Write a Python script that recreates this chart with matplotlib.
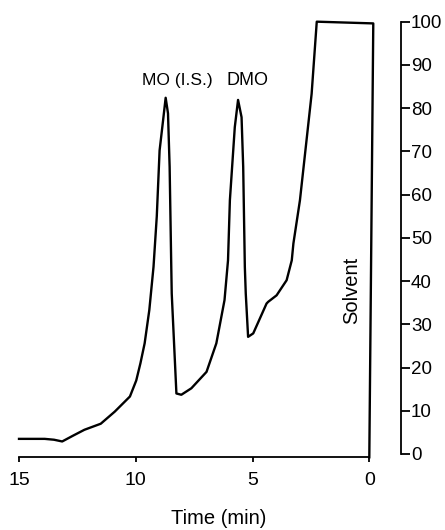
import numpy as np
import matplotlib
matplotlib.use('Agg')
import matplotlib.pyplot as plt

plt.rcParams['font.family'] = ['Liberation Sans', 'DejaVu Sans']

# chromatogram trace (time in min, response %)
time_min = [15.0, 13.9, 13.5, 13.15, 12.7, 12.2, 11.5, 10.9, 10.25, 9.98,
            9.8, 9.62, 9.42, 9.24, 9.1, 8.98, 8.83, 8.72, 8.62, 8.55,
            8.48, 8.46, 8.26, 8.05, 7.62, 6.97, 6.55, 6.2, 6.05, 5.97,
            5.76, 5.62, 5.47, 5.4, 5.33, 5.29, 5.19, 4.97, 4.4, 4.33,
            3.97, 3.54, 3.32, 3.25, 2.97, 2.47, 2.25, -0.17, 0.0]
response = [3.5, 3.5, 3.3, 2.9, 4.2, 5.6, 7.0, 9.8, 13.3, 17.0,
            21.0, 25.6, 33.3, 43.3, 55.0, 70.2, 77.2, 82.4, 78.8, 66.4,
            43.3, 37.1, 14.0, 13.7, 15.2, 19.0, 25.6, 35.6, 44.8, 58.7,
            75.6, 81.9, 77.9, 66.4, 43.3, 37.1, 27.1, 27.9, 34.8, 35.2,
            36.7, 40.2, 44.8, 48.7, 58.7, 83.3, 100.0, 99.6, -0.76]

x_ticks = [15, 10, 5, 0]
y_ticks = [0, 10, 20, 30, 40, 50, 60, 70, 80, 90, 100]

fig = plt.figure(figsize=(4.45, 5.30), dpi=100)
ax = fig.add_axes([0.0427, 0.1372, 0.7872, 0.8219])

ax.plot(time_min, response, color='black', lw=1.7, clip_on=False,
        solid_joinstyle='round')

ax.set_xlim(15, 0)
ax.set_ylim(-0.76, 100)

for s in ['top', 'left']:
    ax.spines[s].set_visible(False)
ax.spines['bottom'].set_linewidth(1.3)
ax.spines['right'].set_linewidth(1.3)
ax.spines['right'].set_position(('outward', 22.6))
ax.spines['right'].set_bounds(0, 100)

ax.set_xticks(x_ticks)
ax.set_xticklabels([str(v) for v in x_ticks])
ax.yaxis.tick_right()
ax.set_yticks(y_ticks)
ax.set_yticklabels([str(v) for v in y_ticks])

ax.tick_params(axis='x', direction='out', length=3.5, width=1.3, pad=7,
               labelsize=14)
ax.tick_params(axis='y', direction='out', length=6.5, width=1.3, pad=1,
               labelsize=13.5)

ax.text(8.24, 86.5, 'MO (I.S.)', ha='center', va='center', fontsize=12.5)
ax.text(5.22, 86.5, 'DMO', ha='center', va='center', fontsize=13)
ax.text(0.74, 37.9, 'Solvent', rotation=90, ha='center', va='center',
        fontsize=14.5)

fig.text(0.492, 0.0208, 'Time (min)', ha='center', va='center', fontsize=14.5)

fig.savefig('out.png', dpi=100)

==================================================

▶ _WORK TO COMPLETE_:
Leave out the pictures and repeat the lines from the start of the material through the line with "plt.rcParams['font.family'] = ['Liberation", inclusive.

▶ _ANSWER TO THIS TASK_:
Write a Python script that recreates this chart with matplotlib.
import numpy as np
import matplotlib
matplotlib.use('Agg')
import matplotlib.pyplot as plt

plt.rcParams['font.family'] = ['Liberation Sans', 'DejaVu Sans']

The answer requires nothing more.